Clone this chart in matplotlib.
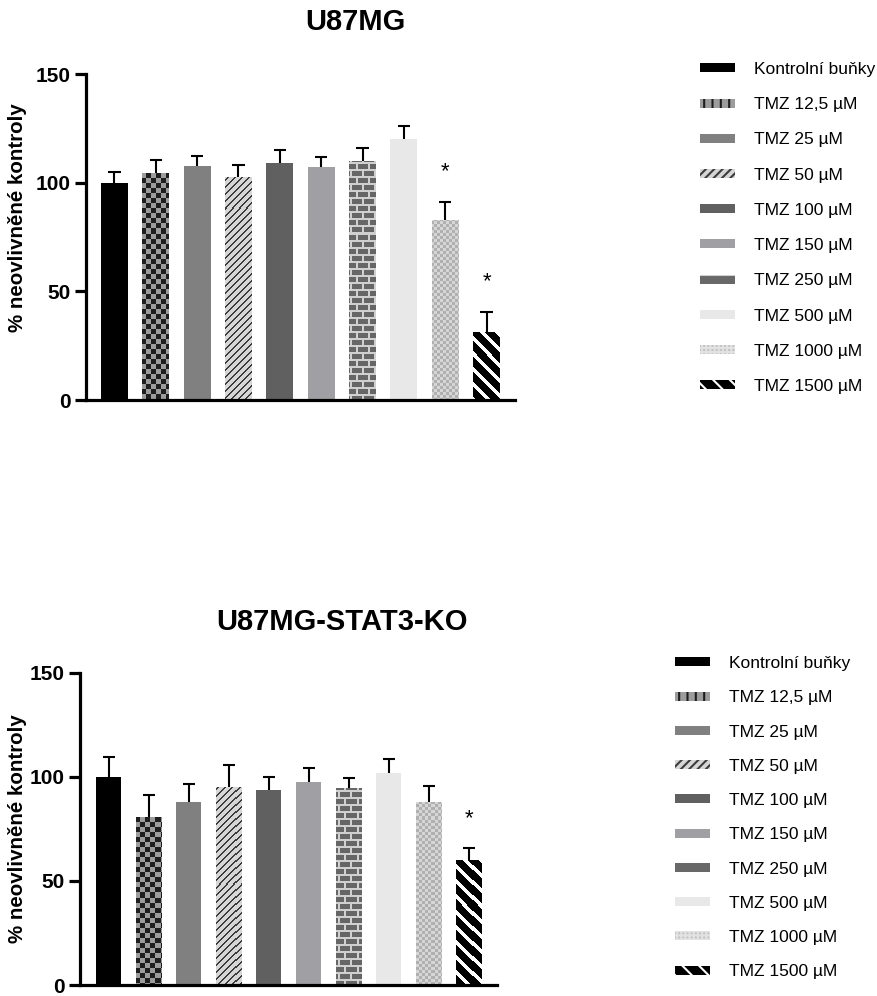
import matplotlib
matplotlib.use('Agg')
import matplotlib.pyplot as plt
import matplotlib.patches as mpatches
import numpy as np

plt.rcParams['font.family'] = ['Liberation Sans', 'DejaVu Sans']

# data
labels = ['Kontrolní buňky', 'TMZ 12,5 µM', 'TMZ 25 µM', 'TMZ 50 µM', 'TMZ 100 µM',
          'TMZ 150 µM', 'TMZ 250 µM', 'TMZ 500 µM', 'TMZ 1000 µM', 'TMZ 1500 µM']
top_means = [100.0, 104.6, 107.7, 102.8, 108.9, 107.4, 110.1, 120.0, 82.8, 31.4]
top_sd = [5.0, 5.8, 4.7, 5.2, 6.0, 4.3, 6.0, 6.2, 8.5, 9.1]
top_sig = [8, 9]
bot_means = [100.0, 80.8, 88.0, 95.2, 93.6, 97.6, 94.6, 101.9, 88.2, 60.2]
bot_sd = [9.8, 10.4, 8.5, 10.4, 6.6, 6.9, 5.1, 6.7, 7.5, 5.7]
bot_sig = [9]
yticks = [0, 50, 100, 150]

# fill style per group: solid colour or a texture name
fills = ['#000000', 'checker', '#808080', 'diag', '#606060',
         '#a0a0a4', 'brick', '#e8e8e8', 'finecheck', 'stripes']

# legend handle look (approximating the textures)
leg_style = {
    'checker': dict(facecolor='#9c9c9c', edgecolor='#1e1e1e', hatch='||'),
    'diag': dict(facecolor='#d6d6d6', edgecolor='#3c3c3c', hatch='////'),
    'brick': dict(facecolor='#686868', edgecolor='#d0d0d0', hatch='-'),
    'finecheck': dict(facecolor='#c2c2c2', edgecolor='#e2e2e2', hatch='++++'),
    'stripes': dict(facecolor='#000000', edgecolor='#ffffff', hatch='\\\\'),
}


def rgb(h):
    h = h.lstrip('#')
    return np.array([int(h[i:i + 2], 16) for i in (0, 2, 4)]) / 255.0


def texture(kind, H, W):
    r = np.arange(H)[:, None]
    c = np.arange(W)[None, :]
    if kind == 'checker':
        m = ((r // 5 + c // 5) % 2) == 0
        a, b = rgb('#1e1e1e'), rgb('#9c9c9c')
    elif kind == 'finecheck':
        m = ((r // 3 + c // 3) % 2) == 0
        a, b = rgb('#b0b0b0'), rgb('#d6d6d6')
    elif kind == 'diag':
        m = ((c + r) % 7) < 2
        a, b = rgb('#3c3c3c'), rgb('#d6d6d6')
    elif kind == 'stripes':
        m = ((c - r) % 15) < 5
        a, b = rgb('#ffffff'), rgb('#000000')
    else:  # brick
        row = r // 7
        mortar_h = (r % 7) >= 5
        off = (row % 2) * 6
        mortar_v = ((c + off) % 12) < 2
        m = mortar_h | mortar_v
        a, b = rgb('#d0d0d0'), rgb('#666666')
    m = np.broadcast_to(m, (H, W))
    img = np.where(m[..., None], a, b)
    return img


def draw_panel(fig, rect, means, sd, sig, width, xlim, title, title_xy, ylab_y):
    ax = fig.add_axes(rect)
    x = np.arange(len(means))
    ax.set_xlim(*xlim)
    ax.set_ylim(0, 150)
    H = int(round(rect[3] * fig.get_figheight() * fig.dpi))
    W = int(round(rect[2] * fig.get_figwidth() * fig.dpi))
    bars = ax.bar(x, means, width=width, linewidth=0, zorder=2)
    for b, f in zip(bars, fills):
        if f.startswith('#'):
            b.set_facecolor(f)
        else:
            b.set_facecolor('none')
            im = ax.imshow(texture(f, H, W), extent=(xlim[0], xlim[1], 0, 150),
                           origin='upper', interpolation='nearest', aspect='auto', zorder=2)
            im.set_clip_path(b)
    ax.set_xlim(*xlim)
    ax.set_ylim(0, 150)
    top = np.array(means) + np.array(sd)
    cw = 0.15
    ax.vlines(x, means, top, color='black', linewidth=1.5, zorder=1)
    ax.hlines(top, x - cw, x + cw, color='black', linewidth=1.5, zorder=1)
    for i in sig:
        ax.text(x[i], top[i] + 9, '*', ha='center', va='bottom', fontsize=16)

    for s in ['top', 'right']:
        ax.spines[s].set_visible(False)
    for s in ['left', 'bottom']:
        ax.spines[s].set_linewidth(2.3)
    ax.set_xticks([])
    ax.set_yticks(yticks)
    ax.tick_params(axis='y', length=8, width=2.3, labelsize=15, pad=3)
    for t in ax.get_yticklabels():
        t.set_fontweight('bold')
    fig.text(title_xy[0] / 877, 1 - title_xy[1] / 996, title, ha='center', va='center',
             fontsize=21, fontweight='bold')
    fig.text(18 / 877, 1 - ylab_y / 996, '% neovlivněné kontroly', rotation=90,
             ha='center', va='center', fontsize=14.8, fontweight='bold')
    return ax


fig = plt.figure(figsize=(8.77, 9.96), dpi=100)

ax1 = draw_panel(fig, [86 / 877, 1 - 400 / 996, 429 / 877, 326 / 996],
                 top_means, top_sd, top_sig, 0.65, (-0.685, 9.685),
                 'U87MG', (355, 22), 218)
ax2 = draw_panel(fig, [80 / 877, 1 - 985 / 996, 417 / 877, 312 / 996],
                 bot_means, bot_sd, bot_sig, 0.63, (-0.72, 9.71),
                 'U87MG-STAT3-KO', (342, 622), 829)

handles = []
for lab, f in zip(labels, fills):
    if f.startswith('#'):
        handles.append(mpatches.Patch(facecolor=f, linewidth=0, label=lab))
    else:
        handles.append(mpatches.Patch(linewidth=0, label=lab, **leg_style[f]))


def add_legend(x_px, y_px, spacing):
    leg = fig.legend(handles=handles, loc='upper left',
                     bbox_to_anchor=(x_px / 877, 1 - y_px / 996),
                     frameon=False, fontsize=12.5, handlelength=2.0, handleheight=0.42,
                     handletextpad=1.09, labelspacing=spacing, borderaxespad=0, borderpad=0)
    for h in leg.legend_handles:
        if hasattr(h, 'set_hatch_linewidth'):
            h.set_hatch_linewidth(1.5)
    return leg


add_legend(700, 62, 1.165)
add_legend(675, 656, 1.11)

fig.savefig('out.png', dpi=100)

**Aim of the task**
Extract the full listing exactly, with the pictures left out.

**Result of this task**
Clone this chart in matplotlib.
import matplotlib
matplotlib.use('Agg')
import matplotlib.pyplot as plt
import matplotlib.patches as mpatches
import numpy as np

plt.rcParams['font.family'] = ['Liberation Sans', 'DejaVu Sans']

# data
labels = ['Kontrolní buňky', 'TMZ 12,5 µM', 'TMZ 25 µM', 'TMZ 50 µM', 'TMZ 100 µM',
          'TMZ 150 µM', 'TMZ 250 µM', 'TMZ 500 µM', 'TMZ 1000 µM', 'TMZ 1500 µM']
top_means = [100.0, 104.6, 107.7, 102.8, 108.9, 107.4, 110.1, 120.0, 82.8, 31.4]
top_sd = [5.0, 5.8, 4.7, 5.2, 6.0, 4.3, 6.0, 6.2, 8.5, 9.1]
top_sig = [8, 9]
bot_means = [100.0, 80.8, 88.0, 95.2, 93.6, 97.6, 94.6, 101.9, 88.2, 60.2]
bot_sd = [9.8, 10.4, 8.5, 10.4, 6.6, 6.9, 5.1, 6.7, 7.5, 5.7]
bot_sig = [9]
yticks = [0, 50, 100, 150]

# fill style per group: solid colour or a texture name
fills = ['#000000', 'checker', '#808080', 'diag', '#606060',
         '#a0a0a4', 'brick', '#e8e8e8', 'finecheck', 'stripes']

# legend handle look (approximating the textures)
leg_style = {
    'checker': dict(facecolor='#9c9c9c', edgecolor='#1e1e1e', hatch='||'),
    'diag': dict(facecolor='#d6d6d6', edgecolor='#3c3c3c', hatch='////'),
    'brick': dict(facecolor='#686868', edgecolor='#d0d0d0', hatch='-'),
    'finecheck': dict(facecolor='#c2c2c2', edgecolor='#e2e2e2', hatch='++++'),
    'stripes': dict(facecolor='#000000', edgecolor='#ffffff', hatch='\\\\'),
}


def rgb(h):
    h = h.lstrip('#')
    return np.array([int(h[i:i + 2], 16) for i in (0, 2, 4)]) / 255.0


def texture(kind, H, W):
    r = np.arange(H)[:, None]
    c = np.arange(W)[None, :]
    if kind == 'checker':
        m = ((r // 5 + c // 5) % 2) == 0
        a, b = rgb('#1e1e1e'), rgb('#9c9c9c')
    elif kind == 'finecheck':
        m = ((r // 3 + c // 3) % 2) == 0
        a, b = rgb('#b0b0b0'), rgb('#d6d6d6')
    elif kind == 'diag':
        m = ((c + r) % 7) < 2
        a, b = rgb('#3c3c3c'), rgb('#d6d6d6')
    elif kind == 'stripes':
        m = ((c - r) % 15) < 5
        a, b = rgb('#ffffff'), rgb('#000000')
    else:  # brick
        row = r // 7
        mortar_h = (r % 7) >= 5
        off = (row % 2) * 6
        mortar_v = ((c + off) % 12) < 2
        m = mortar_h | mortar_v
        a, b = rgb('#d0d0d0'), rgb('#666666')
    m = np.broadcast_to(m, (H, W))
    img = np.where(m[..., None], a, b)
    return img


def draw_panel(fig, rect, means, sd, sig, width, xlim, title, title_xy, ylab_y):
    ax = fig.add_axes(rect)
    x = np.arange(len(means))
    ax.set_xlim(*xlim)
    ax.set_ylim(0, 150)
    H = int(round(rect[3] * fig.get_figheight() * fig.dpi))
    W = int(round(rect[2] * fig.get_figwidth() * fig.dpi))
    bars = ax.bar(x, means, width=width, linewidth=0, zorder=2)
    for b, f in zip(bars, fills):
        if f.startswith('#'):
            b.set_facecolor(f)
        else:
            b.set_facecolor('none')
            im = ax.imshow(texture(f, H, W), extent=(xlim[0], xlim[1], 0, 150),
                           origin='upper', interpolation='nearest', aspect='auto', zorder=2)
            im.set_clip_path(b)
    ax.set_xlim(*xlim)
    ax.set_ylim(0, 150)
    top = np.array(means) + np.array(sd)
    cw = 0.15
    ax.vlines(x, means, top, color='black', linewidth=1.5, zorder=1)
    ax.hlines(top, x - cw, x + cw, color='black', linewidth=1.5, zorder=1)
    for i in sig:
        ax.text(x[i], top[i] + 9, '*', ha='center', va='bottom', fontsize=16)

    for s in ['top', 'right']:
        ax.spines[s].set_visible(False)
    for s in ['left', 'bottom']:
        ax.spines[s].set_linewidth(2.3)
    ax.set_xticks([])
    ax.set_yticks(yticks)
    ax.tick_params(axis='y', length=8, width=2.3, labelsize=15, pad=3)
    for t in ax.get_yticklabels():
        t.set_fontweight('bold')
    fig.text(title_xy[0] / 877, 1 - title_xy[1] / 996, title, ha='center', va='center',
             fontsize=21, fontweight='bold')
    fig.text(18 / 877, 1 - ylab_y / 996, '% neovlivněné kontroly', rotation=90,
             ha='center', va='center', fontsize=14.8, fontweight='bold')
    return ax


fig = plt.figure(figsize=(8.77, 9.96), dpi=100)

ax1 = draw_panel(fig, [86 / 877, 1 - 400 / 996, 429 / 877, 326 / 996],
                 top_means, top_sd, top_sig, 0.65, (-0.685, 9.685),
                 'U87MG', (355, 22), 218)
ax2 = draw_panel(fig, [80 / 877, 1 - 985 / 996, 417 / 877, 312 / 996],
                 bot_means, bot_sd, bot_sig, 0.63, (-0.72, 9.71),
                 'U87MG-STAT3-KO', (342, 622), 829)

handles = []
for lab, f in zip(labels, fills):
    if f.startswith('#'):
        handles.append(mpatches.Patch(facecolor=f, linewidth=0, label=lab))
    else:
        handles.append(mpatches.Patch(linewidth=0, label=lab, **leg_style[f]))


def add_legend(x_px, y_px, spacing):
    leg = fig.legend(handles=handles, loc='upper left',
                     bbox_to_anchor=(x_px / 877, 1 - y_px / 996),
                     frameon=False, fontsize=12.5, handlelength=2.0, handleheight=0.42,
                     handletextpad=1.09, labelspacing=spacing, borderaxespad=0, borderpad=0)
    for h in leg.legend_handles:
        if hasattr(h, 'set_hatch_linewidth'):
            h.set_hatch_linewidth(1.5)
    return leg


add_legend(700, 62, 1.165)
add_legend(675, 656, 1.11)

fig.savefig('out.png', dpi=100)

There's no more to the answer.